Objection has been found by some to the statement that the Lord, through Moses, instructed the Israelites to "borrow" of their Egyptian neighbors jewels of silver and gold, etc., and that they did so, and thus "spoiled the Egyptians"—took away a great spoil or trophy of valuables, when they went. Two answers may be made to this objection. The first is that our Common Version translation is very inaccurate, and thus gives ground for the thought of a deception; the word in the original signifies asked, requested, or begged for, and should not be rendered "borrowed." The Revised Version renders this properly, "asked for." The Hebrew word is the same as when Solomon "asked" wisdom, and did not "ask" long life; neither "asked" he riches; neither "asked" he the life of his enemies. (1 Kings 3:11.) As it would be improper to render the word "borrow" in Solomon's case, it is equally inappropriate in the case of the Israelites. Similarly the word rendered "lent" should be "gave." The fact is that the Egyptians were thoroughly sore of heart under the repeated castigations given them by the Lord, during the nine months of the plagues. They were glad to learn that their representative and king had finally ordered the people to leave the country. They felt themselves like hastening them out, lest some further visitation should come upon them; or lest Pharaoh should again change his mind. Hence, when the Israelites importuned them for jewels and fine garments, etc., they gave them freely, hoping to be rid of them the quicker. The other answer to the argument is that in all justice the Egyptians owed the Hebrews the value of these jewels, and more too, for the onerous services they had compelled them to render; and hence the Israelites were not asking an alms for which they had given no equivalent, but were really asking for their back pay.

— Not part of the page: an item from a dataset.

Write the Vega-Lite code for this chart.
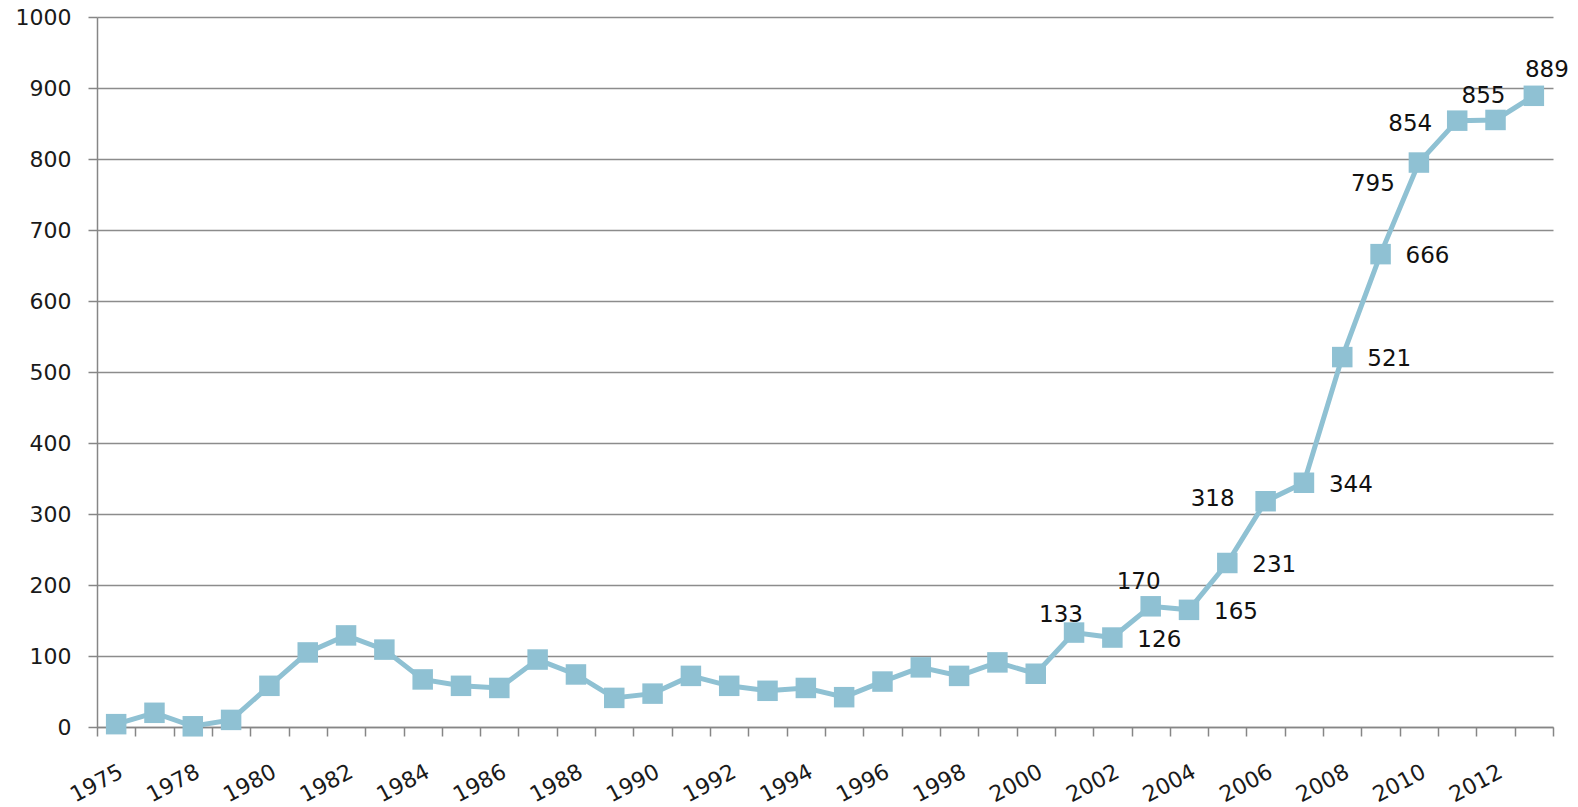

Our Golden Text seems to be wholly misapplied. It seems to have no reference to Israel in Egyptian bondage; neither does it fully and completely apply to their antitype—those who will be delivered from the power of Satan, sin and death during the Millennial age. It applies merely to the overcoming Church, the "Church of the First-born," which was represented only by Moses and the first-born of Israel, spared during the night of the Passover. The Lord is specially with this class, the "little flock," the "elect," "the body of Christ," who shortly shall lead the people out of bondage into the liberty of the sons of God. As many as obey the voice and follow the leading of this great Prophet, Priest and King, of which Jesus is the Head, and his elect Church the members in particular of the body, will be fully delivered from the power of Satan, represented by Pharaoh.

A general lesson, applicable to all persons and at all times, is that justice should be done; that none should be oppressed; that the Lord cherishes the cause of the oppressed, especially if they be his people; and that he will deliver them and will permit the wrath of man to work out retributive justice and punishment upon all oppressors.